Probing QCD chiral cross over transition in heavy ion collisions with fluctuations

TL;DR

This paper proposes that measuring higher moments of net proton fluctuations in heavy ion collisions can experimentally probe the QCD chiral crossover transition, supported by theoretical modeling and comparison with STAR data.

Contribution

It introduces a method to detect the QCD chiral crossover via fluctuation measurements and provides theoretical predictions using the Polyakov loop extended quark-meson model with non-perturbative dynamics.

Findings

Clear signal of the chiral crossover in net baryon number fluctuations

Theoretical predictions align with STAR experimental data

Fluctuation patterns depend on energy and centrality in collisions

Abstract

We argue that by measuring higher moments of the net proton number fluctuations in heavy ion collisions (HIC) one can probe the QCD chiral cross over transition experimentally. We discuss the properties of fluctuations of the net baryon number in the vicinity of the chiral crossover transition within the Polyakov loop extended quark-meson model at finite temperature and baryon density.
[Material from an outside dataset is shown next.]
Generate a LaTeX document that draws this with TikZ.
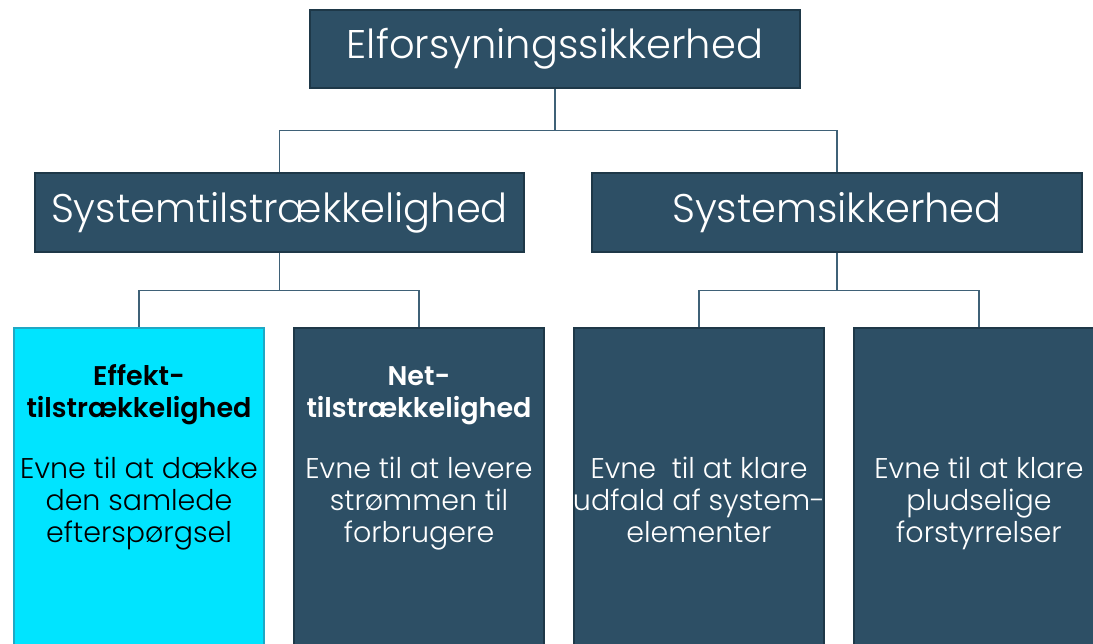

The calculation includes non-perturbative dynamics implemented within the functional renormalization group approach. We find a clear signal for the chiral crossover transition in the fluctuations of the net baryon number. We address our theoretical findings to experimental data of STAR Collaboration on energy and centrality dependence of the net proton number fluctuations and their probability distributions in HIC.